2007-06-07 15:09:33 | Weblog
 この前のブログでお知らせしたとおり、議員引退しました。旧浦和市議、さいたま市議、県議会議員、計24年、6回の選挙お世話になりました。以下は2月の引退時に発表したものです。全文を引用させて頂きます。色々お世話にになりました。本当にありがとうございました。

『 各 位
  御報告します。色々考え、長年の友人とも議論した結果、「議員は引退、今後、見沼等の保全に専念する」事としました。
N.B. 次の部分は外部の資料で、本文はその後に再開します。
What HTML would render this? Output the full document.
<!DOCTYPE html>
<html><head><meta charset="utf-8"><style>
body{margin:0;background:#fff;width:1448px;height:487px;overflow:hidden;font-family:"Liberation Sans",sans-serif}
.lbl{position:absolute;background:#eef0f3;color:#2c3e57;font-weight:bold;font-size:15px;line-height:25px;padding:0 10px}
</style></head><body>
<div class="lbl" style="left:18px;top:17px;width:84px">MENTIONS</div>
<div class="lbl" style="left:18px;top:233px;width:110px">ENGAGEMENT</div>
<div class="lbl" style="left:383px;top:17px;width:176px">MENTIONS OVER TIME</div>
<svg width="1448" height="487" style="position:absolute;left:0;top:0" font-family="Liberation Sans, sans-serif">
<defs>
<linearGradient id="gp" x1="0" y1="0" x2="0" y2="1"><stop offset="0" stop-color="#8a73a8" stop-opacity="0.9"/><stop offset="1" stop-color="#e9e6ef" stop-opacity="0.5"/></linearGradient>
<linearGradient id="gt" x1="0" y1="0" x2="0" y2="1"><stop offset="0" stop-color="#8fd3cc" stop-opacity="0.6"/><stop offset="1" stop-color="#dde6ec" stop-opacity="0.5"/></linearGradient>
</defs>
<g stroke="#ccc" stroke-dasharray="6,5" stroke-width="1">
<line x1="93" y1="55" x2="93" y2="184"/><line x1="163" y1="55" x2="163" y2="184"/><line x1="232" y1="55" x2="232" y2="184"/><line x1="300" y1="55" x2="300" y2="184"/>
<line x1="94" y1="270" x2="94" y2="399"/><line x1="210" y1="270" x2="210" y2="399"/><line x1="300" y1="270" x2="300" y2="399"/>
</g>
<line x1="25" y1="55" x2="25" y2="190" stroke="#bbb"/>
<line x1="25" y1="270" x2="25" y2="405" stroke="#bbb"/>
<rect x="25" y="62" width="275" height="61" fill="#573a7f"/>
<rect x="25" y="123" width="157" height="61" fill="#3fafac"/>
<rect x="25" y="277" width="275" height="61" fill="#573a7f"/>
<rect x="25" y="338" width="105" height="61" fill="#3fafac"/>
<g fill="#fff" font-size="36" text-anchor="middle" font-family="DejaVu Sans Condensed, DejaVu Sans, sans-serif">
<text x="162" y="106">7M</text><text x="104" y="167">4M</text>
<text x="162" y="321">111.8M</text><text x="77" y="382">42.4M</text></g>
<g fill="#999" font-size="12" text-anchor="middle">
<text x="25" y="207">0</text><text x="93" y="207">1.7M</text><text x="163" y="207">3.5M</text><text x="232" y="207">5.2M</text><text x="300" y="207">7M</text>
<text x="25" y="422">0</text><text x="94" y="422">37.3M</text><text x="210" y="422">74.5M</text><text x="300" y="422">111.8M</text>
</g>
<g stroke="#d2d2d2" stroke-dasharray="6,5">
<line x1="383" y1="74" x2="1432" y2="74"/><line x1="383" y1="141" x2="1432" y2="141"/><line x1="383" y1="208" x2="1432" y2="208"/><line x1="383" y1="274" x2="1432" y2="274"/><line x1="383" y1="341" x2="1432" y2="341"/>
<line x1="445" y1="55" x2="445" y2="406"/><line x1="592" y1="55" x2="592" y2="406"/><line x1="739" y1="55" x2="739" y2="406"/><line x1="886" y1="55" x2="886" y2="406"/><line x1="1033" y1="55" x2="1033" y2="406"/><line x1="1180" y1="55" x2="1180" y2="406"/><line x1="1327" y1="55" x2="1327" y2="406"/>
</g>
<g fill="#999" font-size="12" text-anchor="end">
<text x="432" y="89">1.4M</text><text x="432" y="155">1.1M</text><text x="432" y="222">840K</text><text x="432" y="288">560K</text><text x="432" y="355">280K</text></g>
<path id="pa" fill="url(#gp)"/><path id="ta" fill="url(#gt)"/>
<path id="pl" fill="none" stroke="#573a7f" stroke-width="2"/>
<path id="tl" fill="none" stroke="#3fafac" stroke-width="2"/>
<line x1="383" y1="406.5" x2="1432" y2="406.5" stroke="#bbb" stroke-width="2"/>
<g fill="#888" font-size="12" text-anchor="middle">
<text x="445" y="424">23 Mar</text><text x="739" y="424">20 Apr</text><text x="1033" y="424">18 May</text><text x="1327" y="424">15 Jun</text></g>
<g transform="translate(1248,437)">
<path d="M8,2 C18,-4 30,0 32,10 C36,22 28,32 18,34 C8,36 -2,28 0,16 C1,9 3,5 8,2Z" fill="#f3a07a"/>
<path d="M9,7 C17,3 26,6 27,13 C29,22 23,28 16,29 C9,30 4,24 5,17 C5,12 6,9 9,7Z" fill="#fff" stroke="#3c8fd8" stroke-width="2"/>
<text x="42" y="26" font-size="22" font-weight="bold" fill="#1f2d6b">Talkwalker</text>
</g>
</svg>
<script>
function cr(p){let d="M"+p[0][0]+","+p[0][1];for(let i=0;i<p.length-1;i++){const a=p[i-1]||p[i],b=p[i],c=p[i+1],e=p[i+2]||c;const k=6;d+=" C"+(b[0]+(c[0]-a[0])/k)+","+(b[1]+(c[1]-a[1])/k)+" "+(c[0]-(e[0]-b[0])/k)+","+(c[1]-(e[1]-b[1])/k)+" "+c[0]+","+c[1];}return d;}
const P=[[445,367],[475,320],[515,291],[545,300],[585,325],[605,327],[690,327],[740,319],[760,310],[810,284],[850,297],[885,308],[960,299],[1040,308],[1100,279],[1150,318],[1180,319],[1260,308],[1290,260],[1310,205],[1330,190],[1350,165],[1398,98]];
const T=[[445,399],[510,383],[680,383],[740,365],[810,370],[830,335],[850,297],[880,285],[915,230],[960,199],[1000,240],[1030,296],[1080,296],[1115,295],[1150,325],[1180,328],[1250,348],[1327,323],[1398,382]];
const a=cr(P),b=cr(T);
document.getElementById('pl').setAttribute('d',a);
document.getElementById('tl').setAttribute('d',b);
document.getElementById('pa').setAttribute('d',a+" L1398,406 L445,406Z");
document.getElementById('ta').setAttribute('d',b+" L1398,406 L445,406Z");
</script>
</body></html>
 長いもので、浦和、さいたま市議20年、県議4年と計24年、地方議員をつとめ、計6回の選挙を行いました。自民党や民主党などの政党や、労働組合などの団体とも関係なく、特別家柄が良かったり財力がある訳でもなく無所属、市民運動出身の私が、長年議員を続けられた事にいささかの感慨を禁じ得ません。
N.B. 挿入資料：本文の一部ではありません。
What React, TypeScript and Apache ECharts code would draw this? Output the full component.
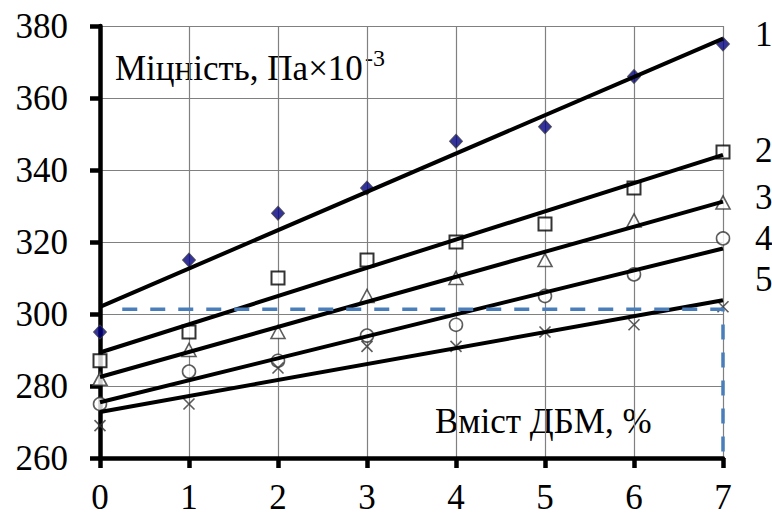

 これはひとえに、スタッフや支持者の皆さんのおかげと感謝しています。
 これからの事ですが、キザなようですが「見沼の生き物や大地、水など、私のささやかな努力を求めている」ように思えます。今後「見沼保全市民連絡会」代表、「NPO法人見沼保全じゃぶじゃぶラボ」理事として活動を続けていくつもりです。また新たに、新都心東側地区、合併記念公園予定地の保全をめざす市民運動と、さいたま市の水問題を考える市民運動組織をたちあげたいと考えています。
 議員として、見沼の保全を始め、緑の党や地域政党づくりなど色々な事に取り組んできました。うまく行った事もあるし、そうでなかった事もあります。しかし、見沼保全は行政を含めた大きな流れとなりました。NPO法もない時代に、議員として歳費で生活し、事務所や専従者、コピー機や印刷機を確保し、運動を進めることができた事は幸いだったと思っています。
 今思うと、一人の人間が出来る事は若い時に思ったより、ずっと少ないという感想を持ちます。
 「月うつる 水流れいる 春隣り」(塚原麦生)
 ありがとうございました。
                            村上 明  夫 』

大変、長い間、更新せずごめんなさい

2007-06-06 17:59:34 | Weblog
大変、長い間、更新せずごめんなさい。この数ヶ月、一身上に大きな変化がありました。この4月で県議会議員を引退しました。
今、「見沼田んぼの環境資産を創造する会」の代表理事、NPO法人「見沼保全じゃぶじゃぶラボ」理事、「見沼保全市民連絡会」代表など、見沼田んぼの保全をめざす市民運動組織の仕事をしています。議員時代とあまり変わらず忙しくしています。